### What needs to be done
Set down word for word each line from the start of the listing through the line that contains "Scatter, XAxis, YAxis", both included.

### Supplied information
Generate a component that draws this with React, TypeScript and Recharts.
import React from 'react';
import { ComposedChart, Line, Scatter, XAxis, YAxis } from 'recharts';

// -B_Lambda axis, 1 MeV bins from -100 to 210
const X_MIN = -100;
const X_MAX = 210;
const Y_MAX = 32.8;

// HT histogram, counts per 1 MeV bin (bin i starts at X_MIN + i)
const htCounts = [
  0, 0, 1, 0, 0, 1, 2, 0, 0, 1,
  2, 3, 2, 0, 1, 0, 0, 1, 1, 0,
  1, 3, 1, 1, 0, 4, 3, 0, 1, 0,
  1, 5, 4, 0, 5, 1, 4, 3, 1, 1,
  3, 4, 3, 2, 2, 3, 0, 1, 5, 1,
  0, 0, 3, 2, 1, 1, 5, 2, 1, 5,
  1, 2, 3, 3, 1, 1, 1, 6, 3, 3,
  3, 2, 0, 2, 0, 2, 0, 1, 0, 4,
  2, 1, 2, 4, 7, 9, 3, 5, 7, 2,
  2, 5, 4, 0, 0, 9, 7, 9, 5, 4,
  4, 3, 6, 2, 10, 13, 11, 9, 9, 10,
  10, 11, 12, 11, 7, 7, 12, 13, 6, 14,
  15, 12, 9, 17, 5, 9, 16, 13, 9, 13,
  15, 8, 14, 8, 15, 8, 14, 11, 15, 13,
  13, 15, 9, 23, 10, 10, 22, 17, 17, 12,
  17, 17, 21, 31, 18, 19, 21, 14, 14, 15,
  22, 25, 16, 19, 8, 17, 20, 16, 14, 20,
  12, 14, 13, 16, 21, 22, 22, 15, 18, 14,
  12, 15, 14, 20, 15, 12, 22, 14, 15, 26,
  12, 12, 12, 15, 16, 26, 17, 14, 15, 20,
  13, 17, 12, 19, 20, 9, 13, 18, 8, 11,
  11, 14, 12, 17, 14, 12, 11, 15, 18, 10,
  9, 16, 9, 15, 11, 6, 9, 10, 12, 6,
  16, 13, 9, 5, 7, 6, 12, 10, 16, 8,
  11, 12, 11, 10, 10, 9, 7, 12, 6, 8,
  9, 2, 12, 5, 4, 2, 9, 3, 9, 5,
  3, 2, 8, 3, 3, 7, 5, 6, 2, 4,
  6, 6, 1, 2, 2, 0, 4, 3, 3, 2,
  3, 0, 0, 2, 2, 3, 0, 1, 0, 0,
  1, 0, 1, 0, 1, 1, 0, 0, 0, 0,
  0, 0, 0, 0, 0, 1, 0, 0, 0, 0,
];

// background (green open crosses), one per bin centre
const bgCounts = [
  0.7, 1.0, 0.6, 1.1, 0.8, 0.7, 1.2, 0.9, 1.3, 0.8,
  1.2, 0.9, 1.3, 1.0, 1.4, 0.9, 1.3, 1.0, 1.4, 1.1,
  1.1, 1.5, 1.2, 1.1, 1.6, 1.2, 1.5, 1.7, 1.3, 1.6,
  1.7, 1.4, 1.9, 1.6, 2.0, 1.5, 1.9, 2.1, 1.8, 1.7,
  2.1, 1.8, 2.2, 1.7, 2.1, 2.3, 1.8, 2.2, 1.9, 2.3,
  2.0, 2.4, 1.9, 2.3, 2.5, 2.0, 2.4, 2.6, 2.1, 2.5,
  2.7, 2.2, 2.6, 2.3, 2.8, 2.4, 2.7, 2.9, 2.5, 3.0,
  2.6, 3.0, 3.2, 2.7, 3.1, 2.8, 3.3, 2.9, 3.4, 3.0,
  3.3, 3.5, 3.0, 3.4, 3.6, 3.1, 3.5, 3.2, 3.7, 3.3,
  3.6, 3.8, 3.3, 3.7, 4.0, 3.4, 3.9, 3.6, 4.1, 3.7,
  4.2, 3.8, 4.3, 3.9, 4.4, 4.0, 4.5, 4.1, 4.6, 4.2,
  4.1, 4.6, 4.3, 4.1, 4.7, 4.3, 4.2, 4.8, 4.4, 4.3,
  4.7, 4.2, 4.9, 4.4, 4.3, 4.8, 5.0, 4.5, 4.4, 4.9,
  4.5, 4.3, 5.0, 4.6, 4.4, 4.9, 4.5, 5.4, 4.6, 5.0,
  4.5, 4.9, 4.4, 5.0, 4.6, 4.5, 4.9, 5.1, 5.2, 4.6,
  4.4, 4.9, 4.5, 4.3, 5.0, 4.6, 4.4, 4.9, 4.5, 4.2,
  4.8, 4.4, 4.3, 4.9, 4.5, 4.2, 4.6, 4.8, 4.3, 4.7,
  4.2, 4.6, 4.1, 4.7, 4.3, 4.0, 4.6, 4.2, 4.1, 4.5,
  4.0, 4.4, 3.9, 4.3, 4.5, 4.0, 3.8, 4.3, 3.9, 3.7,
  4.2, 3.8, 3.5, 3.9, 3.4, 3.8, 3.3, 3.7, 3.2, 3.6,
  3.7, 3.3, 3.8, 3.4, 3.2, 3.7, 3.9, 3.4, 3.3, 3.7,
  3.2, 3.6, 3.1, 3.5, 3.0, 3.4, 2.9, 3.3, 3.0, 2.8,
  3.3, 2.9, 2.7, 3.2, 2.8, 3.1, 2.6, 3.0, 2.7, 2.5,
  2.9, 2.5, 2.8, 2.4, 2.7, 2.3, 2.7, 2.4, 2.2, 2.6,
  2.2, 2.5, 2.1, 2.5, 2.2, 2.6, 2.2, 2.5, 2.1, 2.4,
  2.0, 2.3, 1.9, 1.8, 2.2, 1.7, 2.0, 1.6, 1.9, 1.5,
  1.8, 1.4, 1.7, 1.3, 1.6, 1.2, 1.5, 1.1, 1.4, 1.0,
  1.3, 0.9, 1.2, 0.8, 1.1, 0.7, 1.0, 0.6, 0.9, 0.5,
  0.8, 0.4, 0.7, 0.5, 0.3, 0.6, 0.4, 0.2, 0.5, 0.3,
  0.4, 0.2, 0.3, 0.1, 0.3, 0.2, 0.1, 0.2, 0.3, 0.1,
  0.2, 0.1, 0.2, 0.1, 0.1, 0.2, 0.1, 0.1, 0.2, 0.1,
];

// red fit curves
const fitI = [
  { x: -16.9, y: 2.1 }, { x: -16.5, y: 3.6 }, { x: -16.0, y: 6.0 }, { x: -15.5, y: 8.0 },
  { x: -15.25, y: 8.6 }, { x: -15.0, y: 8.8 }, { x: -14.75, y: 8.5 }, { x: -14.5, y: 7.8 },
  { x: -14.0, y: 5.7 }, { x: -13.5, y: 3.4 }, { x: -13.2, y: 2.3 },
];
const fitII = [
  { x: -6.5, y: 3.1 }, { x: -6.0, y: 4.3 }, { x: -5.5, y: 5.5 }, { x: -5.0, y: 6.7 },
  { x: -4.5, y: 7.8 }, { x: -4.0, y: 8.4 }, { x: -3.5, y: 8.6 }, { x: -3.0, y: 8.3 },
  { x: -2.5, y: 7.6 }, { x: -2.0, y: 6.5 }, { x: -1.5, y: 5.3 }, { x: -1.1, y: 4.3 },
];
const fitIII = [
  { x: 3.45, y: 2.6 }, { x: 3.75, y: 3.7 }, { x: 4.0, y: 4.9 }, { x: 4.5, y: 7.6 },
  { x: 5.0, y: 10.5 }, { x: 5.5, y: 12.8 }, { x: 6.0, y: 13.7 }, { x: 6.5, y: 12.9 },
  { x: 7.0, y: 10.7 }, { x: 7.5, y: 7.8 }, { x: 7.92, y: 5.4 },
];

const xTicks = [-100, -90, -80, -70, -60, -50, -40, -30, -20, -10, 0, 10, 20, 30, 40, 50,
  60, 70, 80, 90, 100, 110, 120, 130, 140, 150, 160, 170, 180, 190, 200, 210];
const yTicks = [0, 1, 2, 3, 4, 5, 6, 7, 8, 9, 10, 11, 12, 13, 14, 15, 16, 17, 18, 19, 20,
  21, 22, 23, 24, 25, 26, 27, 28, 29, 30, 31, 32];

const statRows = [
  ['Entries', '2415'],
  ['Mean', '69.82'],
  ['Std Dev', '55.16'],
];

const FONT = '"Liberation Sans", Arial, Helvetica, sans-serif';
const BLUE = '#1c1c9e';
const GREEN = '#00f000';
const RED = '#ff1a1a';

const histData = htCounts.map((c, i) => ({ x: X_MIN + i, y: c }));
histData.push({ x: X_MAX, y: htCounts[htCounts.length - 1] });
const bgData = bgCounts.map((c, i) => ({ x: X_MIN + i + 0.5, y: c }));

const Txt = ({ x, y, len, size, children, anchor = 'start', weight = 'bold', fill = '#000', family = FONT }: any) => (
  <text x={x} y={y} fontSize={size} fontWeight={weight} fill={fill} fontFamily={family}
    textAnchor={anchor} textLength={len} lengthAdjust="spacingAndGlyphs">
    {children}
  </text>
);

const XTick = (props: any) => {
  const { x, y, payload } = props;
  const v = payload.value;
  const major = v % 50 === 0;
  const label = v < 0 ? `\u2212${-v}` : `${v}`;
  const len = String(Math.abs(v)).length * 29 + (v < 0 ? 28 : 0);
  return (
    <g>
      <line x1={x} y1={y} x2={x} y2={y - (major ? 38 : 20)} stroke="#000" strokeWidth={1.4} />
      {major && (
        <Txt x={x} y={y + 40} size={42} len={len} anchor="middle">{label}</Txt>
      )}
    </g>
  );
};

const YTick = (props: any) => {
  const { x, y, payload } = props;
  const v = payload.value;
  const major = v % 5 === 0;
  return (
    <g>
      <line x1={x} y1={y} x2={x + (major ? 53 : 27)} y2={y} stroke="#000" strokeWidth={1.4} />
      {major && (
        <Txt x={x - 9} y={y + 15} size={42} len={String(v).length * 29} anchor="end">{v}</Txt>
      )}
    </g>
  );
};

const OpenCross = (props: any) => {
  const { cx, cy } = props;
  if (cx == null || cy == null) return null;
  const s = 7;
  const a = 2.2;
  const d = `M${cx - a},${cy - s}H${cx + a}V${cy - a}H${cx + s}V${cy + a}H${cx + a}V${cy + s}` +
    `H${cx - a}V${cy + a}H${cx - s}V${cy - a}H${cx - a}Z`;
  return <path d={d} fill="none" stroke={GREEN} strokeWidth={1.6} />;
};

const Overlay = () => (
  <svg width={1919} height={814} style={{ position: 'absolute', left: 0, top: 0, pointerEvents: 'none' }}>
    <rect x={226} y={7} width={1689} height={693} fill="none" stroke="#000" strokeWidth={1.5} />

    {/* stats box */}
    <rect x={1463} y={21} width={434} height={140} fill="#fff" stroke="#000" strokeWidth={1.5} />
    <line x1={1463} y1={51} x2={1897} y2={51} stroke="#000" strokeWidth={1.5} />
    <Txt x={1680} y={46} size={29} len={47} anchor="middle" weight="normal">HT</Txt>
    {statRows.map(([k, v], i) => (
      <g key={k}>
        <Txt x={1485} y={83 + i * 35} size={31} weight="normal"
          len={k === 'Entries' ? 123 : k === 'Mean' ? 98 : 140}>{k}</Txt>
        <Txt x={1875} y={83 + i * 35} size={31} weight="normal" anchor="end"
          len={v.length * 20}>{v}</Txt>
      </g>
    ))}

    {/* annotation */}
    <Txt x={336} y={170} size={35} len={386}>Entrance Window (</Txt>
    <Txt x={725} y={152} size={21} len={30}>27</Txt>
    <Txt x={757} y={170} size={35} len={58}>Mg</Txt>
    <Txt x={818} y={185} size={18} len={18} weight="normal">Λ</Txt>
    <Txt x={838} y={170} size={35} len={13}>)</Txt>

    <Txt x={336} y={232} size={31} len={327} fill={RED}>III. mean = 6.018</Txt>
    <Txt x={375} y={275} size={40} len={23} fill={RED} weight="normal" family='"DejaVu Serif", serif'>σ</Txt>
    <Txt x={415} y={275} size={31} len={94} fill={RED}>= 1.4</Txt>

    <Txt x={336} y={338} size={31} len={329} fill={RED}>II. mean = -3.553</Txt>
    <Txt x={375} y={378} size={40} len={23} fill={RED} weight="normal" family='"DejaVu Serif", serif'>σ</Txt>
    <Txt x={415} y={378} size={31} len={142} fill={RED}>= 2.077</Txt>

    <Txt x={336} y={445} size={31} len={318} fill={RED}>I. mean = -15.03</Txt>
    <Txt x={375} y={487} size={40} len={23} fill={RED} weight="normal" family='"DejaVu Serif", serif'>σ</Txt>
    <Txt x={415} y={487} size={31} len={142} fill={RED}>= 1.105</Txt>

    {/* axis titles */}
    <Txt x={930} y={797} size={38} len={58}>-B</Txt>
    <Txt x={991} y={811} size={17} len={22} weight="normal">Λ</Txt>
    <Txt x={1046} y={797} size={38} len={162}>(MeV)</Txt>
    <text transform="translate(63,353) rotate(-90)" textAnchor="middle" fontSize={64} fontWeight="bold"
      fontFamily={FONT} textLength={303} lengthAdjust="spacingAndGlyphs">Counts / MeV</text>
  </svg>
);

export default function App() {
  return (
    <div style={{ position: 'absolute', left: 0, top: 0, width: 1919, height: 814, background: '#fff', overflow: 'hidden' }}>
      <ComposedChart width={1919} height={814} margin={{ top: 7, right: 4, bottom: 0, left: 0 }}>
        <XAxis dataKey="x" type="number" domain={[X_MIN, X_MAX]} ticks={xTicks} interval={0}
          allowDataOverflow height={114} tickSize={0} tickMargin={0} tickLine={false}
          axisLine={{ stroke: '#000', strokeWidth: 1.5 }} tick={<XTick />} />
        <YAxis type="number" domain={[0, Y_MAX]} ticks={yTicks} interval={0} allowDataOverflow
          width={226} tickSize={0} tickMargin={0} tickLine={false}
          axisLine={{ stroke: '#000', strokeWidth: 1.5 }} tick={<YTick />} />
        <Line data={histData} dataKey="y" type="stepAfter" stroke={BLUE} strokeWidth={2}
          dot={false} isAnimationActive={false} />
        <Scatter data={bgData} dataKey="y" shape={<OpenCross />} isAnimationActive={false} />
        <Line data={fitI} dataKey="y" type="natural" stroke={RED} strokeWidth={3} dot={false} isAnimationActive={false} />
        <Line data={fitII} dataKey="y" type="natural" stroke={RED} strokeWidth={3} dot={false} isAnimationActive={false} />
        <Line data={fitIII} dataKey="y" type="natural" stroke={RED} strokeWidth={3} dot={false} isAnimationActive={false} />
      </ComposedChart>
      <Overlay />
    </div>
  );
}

### Correct result
Generate a component that draws this with React, TypeScript and Recharts.
import React from 'react';
import { ComposedChart, Line, Scatter, XAxis, YAxis } from 'recharts';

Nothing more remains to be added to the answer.